Gov. Pat McCrory and Republican lawmakers like to talk up competitiveness when it comes to business. Both McCrory and his GOP legislative compatriots have been fast and furiously proposing policies and “reforms” they say will give the state competitive business advantage in the Southeast and nation.

On education, though, we see little of such striving for competitiveness. The budget proposal McCrory unveiled this week is the most recent example. The plan includes some promising strategies but also includes moves that could set the state back educationally, not position it competitively.

That’s shortsighted. North Carolina can’t be truly competitive in business without policies that improve education quality.

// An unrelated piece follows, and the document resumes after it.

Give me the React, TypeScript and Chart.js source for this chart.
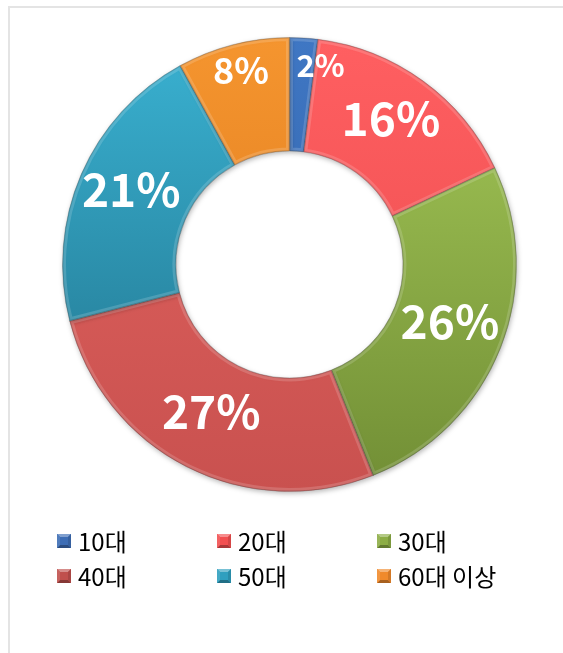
import React, { useEffect, useRef } from 'react';
import { Chart, registerables } from 'chart.js';

Chart.register(...registerables);

const CATEGORIES = ['10대', '20대', '30대', '40대', '50대', '60대 이상'];
const SHARES = [2, 16, 26, 27, 21, 8];
const LABELS = ['2%', '16%', '26%', '27%', '21%', '8%'];

const TOP_COLORS = ['#3f77c4', '#ff5f61', '#a5c958', '#e36460', '#3ab2d2', '#f5952f'];
const BOTTOM_COLORS = ['#2e5c9e', '#e84a4c', '#718e35', '#c9514f', '#1f6f88', '#d87418'];
const LEGEND_COLORS = ['#3d6db5', '#f24f50', '#8cad45', '#c0504d', '#2f9fbf', '#f08a2c'];

const W = 563;
const H = 653;

function shade(hex: string, amt: number): string {
  const n = parseInt(hex.slice(1), 16);
  let r = (n >> 16) & 255, g = (n >> 8) & 255, b = n & 255;
  if (amt >= 0) {
    r = Math.round(r + (255 - r) * amt); g = Math.round(g + (255 - g) * amt); b = Math.round(b + (255 - b) * amt);
  } else {
    r = Math.round(r * (1 + amt)); g = Math.round(g * (1 + amt)); b = Math.round(b * (1 + amt));
  }
  return `rgb(${r},${g},${b})`;
}

function bevelBox(ctx: CanvasRenderingContext2D, x: number, y: number, s: number, color: string) {
  const i = 3;
  const poly = (pts: number[][], c: string) => {
    ctx.beginPath();
    ctx.moveTo(pts[0][0], pts[0][1]);
    for (let k = 1; k < pts.length; k++) ctx.lineTo(pts[k][0], pts[k][1]);
    ctx.closePath();
    ctx.fillStyle = c;
    ctx.fill();
  };
  ctx.fillStyle = color;
  ctx.fillRect(x, y, s, s);
  poly([[x, y], [x + s, y], [x + s - i, y + i], [x + i, y + i]], shade(color, 0.35));
  poly([[x, y + s], [x + s, y + s], [x + s - i, y + s - i], [x + i, y + s - i]], shade(color, -0.3));
  poly([[x, y], [x + i, y + i], [x + i, y + s - i], [x, y + s]], shade(color, 0.1));
  poly([[x + s, y], [x + s - i, y + i], [x + s - i, y + s - i], [x + s, y + s]], shade(color, -0.12));
}

const shadowPlugin = {
  id: 'ringShadow',
  beforeDatasetsDraw(chart: any) {
    const ctx = chart.ctx;
    ctx.save();
    ctx.shadowColor = 'rgba(0,0,0,0.28)';
    ctx.shadowBlur = 5;
    ctx.shadowOffsetX = 1;
    ctx.shadowOffsetY = 2;
  },
  afterDatasetsDraw(chart: any) {
    const ctx = chart.ctx;
    ctx.restore();
    const meta = chart.getDatasetMeta(0);
    meta.data.forEach((arc: any) => {
      const p = arc.getProps(['x', 'y', 'startAngle', 'endAngle', 'innerRadius', 'outerRadius'], true);
      ctx.save();
      ctx.beginPath();
      ctx.arc(p.x, p.y, p.outerRadius, p.startAngle, p.endAngle);
      ctx.arc(p.x, p.y, p.innerRadius, p.endAngle, p.startAngle, true);
      ctx.closePath();
      ctx.clip();
      ctx.lineWidth = 7;
      ctx.strokeStyle = 'rgba(255,255,255,0.16)';
      ctx.stroke();
      ctx.lineWidth = 2;
      ctx.strokeStyle = 'rgba(0,0,0,0.12)';
      ctx.stroke();
      ctx.restore();
    });
  },
};

const labelPlugin = {
  id: 'sliceLabels',
  afterDraw(chart: any) {
    const ctx = chart.ctx;
    const meta = chart.getDatasetMeta(0);
    ctx.save();
    ctx.fillStyle = '#ffffff';
    ctx.textBaseline = 'middle';
    meta.data.forEach((arc: any, i: number) => {
      const p = arc.getProps(['x', 'y', 'startAngle', 'endAngle', 'innerRadius', 'outerRadius'], true);
      const share = SHARES[i];
      const size = share >= 10 ? 46 : share >= 5 ? 36 : 31;
      const frac = share >= 10 ? 0.52 : 0.72;
      const r = p.innerRadius + (p.outerRadius - p.innerRadius) * frac;
      const mid = (p.startAngle + p.endAngle) / 2;
      ctx.font = `bold ${size}px "Noto Sans CJK KR", "Noto Sans", sans-serif`;
      const tw = ctx.measureText(LABELS[i]).width;
      let lx = p.x + Math.cos(mid) * r;
      const ly = p.y + Math.sin(mid) * r - size * 0.15;
      const arcLen = (p.endAngle - p.startAngle) * r;
      if (tw > arcLen) {
        const sx = p.x + Math.cos(p.startAngle) * r;
        lx = sx + 7 + tw / 2;
      }
      ctx.textAlign = 'center';
      ctx.fillText(LABELS[i], lx, ly);
    });
    ctx.restore();
  },
};

const legendPlugin = {
  id: 'gridLegend',
  afterDraw(chart: any) {
    const ctx = chart.ctx;
    const left = 57;
    const colW = 160;
    const top = 534;
    const rowH = 35;
    const box = 14;
    ctx.save();
    ctx.font = '24px "Noto Sans CJK KR", "Noto Sans", sans-serif';
    ctx.textBaseline = 'middle';
    ctx.textAlign = 'left';
    CATEGORIES.forEach((name, i) => {
      const col = i % 3;
      const row = Math.floor(i / 3);
      const bx = left + col * colW;
      const by = top + row * rowH;
      bevelBox(ctx, bx, by, box, LEGEND_COLORS[i]);
      ctx.fillStyle = '#000000';
      ctx.fillText(name, bx + 21, by + box / 2 + 1);
    });
    ctx.restore();
  },
};

export default function App() {
  const ref = useRef<HTMLCanvasElement | null>(null);

  useEffect(() => {
    if (!ref.current) return;
    const chart = new Chart(ref.current, {
      type: 'doughnut',
      data: {
        labels: CATEGORIES,
        datasets: [
          {
            data: SHARES,
            backgroundColor: (c: any) => {
              const i = c.dataIndex ?? 0;
              const area = c.chart.chartArea;
              if (!area) return TOP_COLORS[i];
              const g = c.chart.ctx.createLinearGradient(0, area.top, 0, area.bottom);
              g.addColorStop(0, TOP_COLORS[i]);
              g.addColorStop(1, BOTTOM_COLORS[i]);
              return g;
            },
            borderColor: 'rgba(0,0,0,0.18)',
            borderWidth: 1,
          },
        ],
      },
      options: {
        responsive: false,
        animation: false,
        events: [],
        cutout: '50%',
        radius: 227,
        layout: { padding: { left: 62, right: 46, top: 37, bottom: 161 } },
        plugins: {
          legend: { display: false },
          tooltip: { enabled: false },
        },
      },
      plugins: [shadowPlugin, labelPlugin, legendPlugin],
    });
    return () => chart.destroy();
  }, []);

  return (
    <div style={{ position: 'absolute', left: 0, top: 0, width: W, height: H, overflow: 'hidden', background: '#fff' }}>
      <div
        style={{
          position: 'absolute',
          left: 8,
          top: 6,
          width: W - 8,
          height: H - 6,
          borderTop: '2px solid #e4e4e4',
          borderLeft: '2px solid #e4e4e4',
          boxSizing: 'border-box',
        }}
      />
      <canvas ref={ref} width={W} height={H} style={{ position: 'absolute', left: 0, top: 0, width: W, height: H }} />
    </div>
  );
}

At the higher education level, McCrory’s call for a $135 million cut in funding for the UNC system comes as the system is already dealing with $400 million in cuts over the last few years. Those cuts have meant elimination of courses and other reductions that hampered students in getting their degrees and in getting jobs – plus it increased students’ costs so some dropped out. McCrory’s call for a 12.3 percent hike in tuition for out-of-state students on six high-demand campuses could mean the loss of talented students. In the past, some of those students stayed after graduation and contributed greatly to the state. Scaring them away with a big tuition hike would be our loss.

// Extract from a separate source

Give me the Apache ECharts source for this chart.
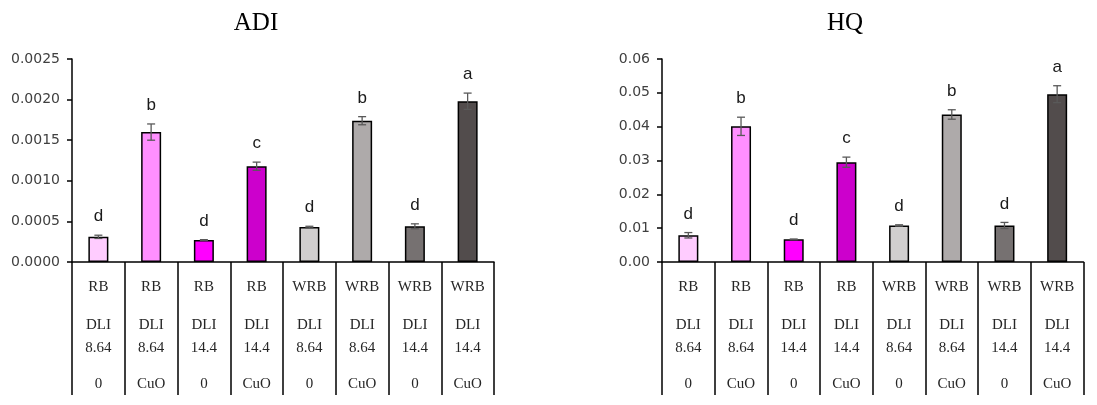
<!DOCTYPE html>
<html>
<head>
<meta charset="utf-8">
<script src="https://cdn.jsdelivr.net/npm/echarts@6/dist/echarts.min.js"></script>
<style>html,body{margin:0;padding:0;background:#fff;}#c{width:1097px;height:405px;}</style>
</head>
<body>
<div id="c"></div>
<script>
const lights = ['RB','RB','RB','RB','WRB','WRB','WRB','WRB'];
const dlis = ['8.64','8.64','14.4','14.4','8.64','8.64','14.4','14.4'];
const treats = ['0','CuO','0','CuO','0','CuO','0','CuO'];
const barColors = ['#FFCCFF','#FF8FFF','#FF00FF','#CC00CC','#D0CECE','#AEAAAA','#767171','#524C4C'];
const adiValues = [0.00031, 0.00160, 0.00027, 0.00118, 0.00043, 0.00174, 0.00044, 0.00198];
const adiErrors = [0.00002, 0.00010, 0.000005, 0.00005, 0.00001, 0.00005, 0.00003, 0.00010];
const adiLetters = ['d','b','d','c','d','b','d','a'];
const hqValues = [0.0079, 0.0401, 0.0067, 0.0295, 0.0108, 0.0436, 0.0108, 0.0496];
const hqErrors = [0.0008, 0.0027, 0.0001, 0.0015, 0.0002, 0.0014, 0.0009, 0.0025];
const hqLetters = ['d','b','d','c','d','b','d','a'];
const adiTicks = { min: 0, max: 0.0025, interval: 0.0005, digits: 4 };
const hqTicks = { min: 0, max: 0.06, interval: 0.01, digits: 2 };

const cats = lights.map((l, i) => i);

function xAxisFor(gi) {
  return {
    type: 'category', gridIndex: gi, data: cats,
    axisLine: { lineStyle: { color: '#000', width: 1.5 } },
    axisTick: { show: true, length: 133, interval: 0, lineStyle: { color: '#000', width: 1.5 } },
    axisLabel: {
      interval: 0, margin: 0,
      formatter: function (v, i) {
        return '{a|' + lights[i] + '}\n{b|DLI}\n{b|' + dlis[i] + '}\n{d|' + treats[i] + '}';
      },
      rich: {
        a: { fontFamily: 'Liberation Serif', fontSize: 15, color: '#262626', lineHeight: 51 },
        b: { fontFamily: 'Liberation Serif', fontSize: 15, color: '#262626', lineHeight: 23.7 },
        d: { fontFamily: 'Liberation Serif', fontSize: 15, color: '#262626', lineHeight: 47.5 }
      }
    }
  };
}
function yAxisFor(gi, t) {
  return {
    type: 'value', gridIndex: gi, min: t.min, max: t.max, interval: t.interval,
    splitLine: { show: false },
    axisLine: { show: true, lineStyle: { color: '#000', width: 1.5 } },
    axisTick: { show: true, length: 5, lineStyle: { color: '#000', width: 1.5 } },
    axisLabel: {
      margin: 12, color: '#404040', fontFamily: 'DejaVu Sans', fontSize: 14,
      formatter: v => v.toFixed(t.digits)
    }
  };
}
function barSeries(gi, vals) {
  return {
    type: 'bar', xAxisIndex: gi, yAxisIndex: gi, barWidth: 20,
    data: vals.map((v, i) => ({ value: v, itemStyle: { color: barColors[i] } })),
    itemStyle: { borderColor: '#000', borderWidth: 1.5 },
    silent: true, animation: false
  };
}
function errSeries(gi, vals, errs, letters) {
  return {
    type: 'custom', xAxisIndex: gi, yAxisIndex: gi, z: 10, animation: false, silent: true,
    data: vals.map((v, i) => [i, v, errs[i]]),
    renderItem: function (params, api) {
      const x = api.value(0), v = api.value(1), e = api.value(2);
      const top = api.coord([x, v + e]);
      const bot = api.coord([x, v - e]);
      const cw = 4;
      const st = { stroke: '#595959', lineWidth: 1.3 };
      return {
        type: 'group',
        children: [
          { type: 'line', shape: { x1: top[0], y1: top[1], x2: bot[0], y2: bot[1] }, style: st },
          { type: 'line', shape: { x1: top[0] - cw, y1: top[1], x2: top[0] + cw, y2: top[1] }, style: st },
          { type: 'line', shape: { x1: bot[0] - cw, y1: bot[1], x2: bot[0] + cw, y2: bot[1] }, style: st },
          { type: 'text', style: { text: letters[params.dataIndex], x: top[0], y: top[1] - 10,
              align: 'center', verticalAlign: 'bottom', fill: '#1a1a1a',
              font: '17px "Liberation Sans"' } }
        ]
      };
    }
  };
}

const chart = echarts.init(document.getElementById('c'), null, { renderer: 'canvas' });
chart.setOption({
  animation: false,
  title: [
    { text: 'ADI', left: 251, top: 6, textAlign: 'center',
      textStyle: { fontFamily: 'Liberation Serif', fontSize: 25, fontWeight: 'normal', color: '#000' } },
    { text: 'HQ', left: 840, top: 6, textAlign: 'center',
      textStyle: { fontFamily: 'Liberation Serif', fontSize: 25, fontWeight: 'normal', color: '#000' } }
  ],
  grid: [
    { left: 72, top: 59, width: 422, height: 203 },
    { left: 662, top: 59, width: 421.5, height: 203 }
  ],
  xAxis: [xAxisFor(0), xAxisFor(1)],
  yAxis: [yAxisFor(0, adiTicks), yAxisFor(1, hqTicks)],
  series: [
    barSeries(0, adiValues), errSeries(0, adiValues, adiErrors, adiLetters),
    barSeries(1, hqValues), errSeries(1, hqValues, hqErrors, hqLetters)
  ]
});
</script>
</body>
</html>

UNC system president Tom Ross expressed a legitimate concern: “I worry about the impact additional reductions will have on our ability to provide high-quality educational opportunities to our residents and to assist in North Carolina’s economic recovery.”

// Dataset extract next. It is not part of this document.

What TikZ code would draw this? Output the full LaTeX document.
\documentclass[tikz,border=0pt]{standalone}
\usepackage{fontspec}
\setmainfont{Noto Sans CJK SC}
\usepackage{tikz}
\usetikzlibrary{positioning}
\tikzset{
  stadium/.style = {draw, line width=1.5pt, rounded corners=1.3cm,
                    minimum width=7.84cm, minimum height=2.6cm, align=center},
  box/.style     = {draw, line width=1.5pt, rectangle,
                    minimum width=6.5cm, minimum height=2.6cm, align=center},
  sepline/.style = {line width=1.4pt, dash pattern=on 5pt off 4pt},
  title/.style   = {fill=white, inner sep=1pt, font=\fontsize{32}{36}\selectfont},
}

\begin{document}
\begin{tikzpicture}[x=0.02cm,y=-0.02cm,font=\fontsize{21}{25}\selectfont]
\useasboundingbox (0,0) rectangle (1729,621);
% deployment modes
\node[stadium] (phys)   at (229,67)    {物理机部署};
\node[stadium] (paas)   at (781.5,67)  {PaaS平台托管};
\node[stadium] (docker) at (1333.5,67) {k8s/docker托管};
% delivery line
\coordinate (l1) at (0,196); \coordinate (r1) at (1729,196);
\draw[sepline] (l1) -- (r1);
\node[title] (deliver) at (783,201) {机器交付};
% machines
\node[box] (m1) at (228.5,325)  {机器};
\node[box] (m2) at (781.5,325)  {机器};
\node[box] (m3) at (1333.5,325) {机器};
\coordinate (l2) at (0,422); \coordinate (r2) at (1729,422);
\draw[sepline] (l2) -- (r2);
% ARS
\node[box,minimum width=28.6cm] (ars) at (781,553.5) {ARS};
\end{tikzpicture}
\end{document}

We do too. North Carolina became the great state that it is – separating itself from many of its poorer Southerner neighbors – in no small part due to the university system. Its low tuition has allowed millions of the state’s young people to get an education and become working, tax-supporting residents – assets the state needs in this struggling economic environment.

Thankfully, McCrory doesn’t raise in-state university tuition. But the budget does cut $20 million in funding for enrollment in the community college system, which has been crucial in retraining workers to fit jobs in the new economy.

At the public school level, McCrory’s budget does include welcome money for 5,000 more at-risk children to enroll in prekindergarten after the Republican legislature cut enrollment over the last two years. The new budget still doesn’t make up for those cuts and comes up short of what’s needed to provide pre-K for many of the students who qualify.

That’s a shame because pre-K is another business-competitive move. Research shows that this early intervention can pay off in keeping kids on track to stay in school and graduate with the skills to get a good job, and to be in the pool of applicants businesses want. It is also sets at-risk kids on a path away from trouble.

McCrory’s budget does provide a 1 percent pay raise for teachers and state employees. That meager pay increase is better than nothing but it is hardly an incentive for high-quality educators to want to come or stay in the state. Notes state School Superintendent June Atkinson: “On teacher salaries alone, North Carolina’s competitive edge is gone and we are losing quality teachers every day because neighbor states offer better pay.”

North Carolina ranks 46th on teacher pay in the nation. It ranks dead last on pay hikes over the past 10 years; every state in the Southeast raised pay at double or triple the rate North Carolina has.

Neither the governor’s budget nor legislative changes are tackling these competitive weaknesses. Talk is cheap. Action is needed.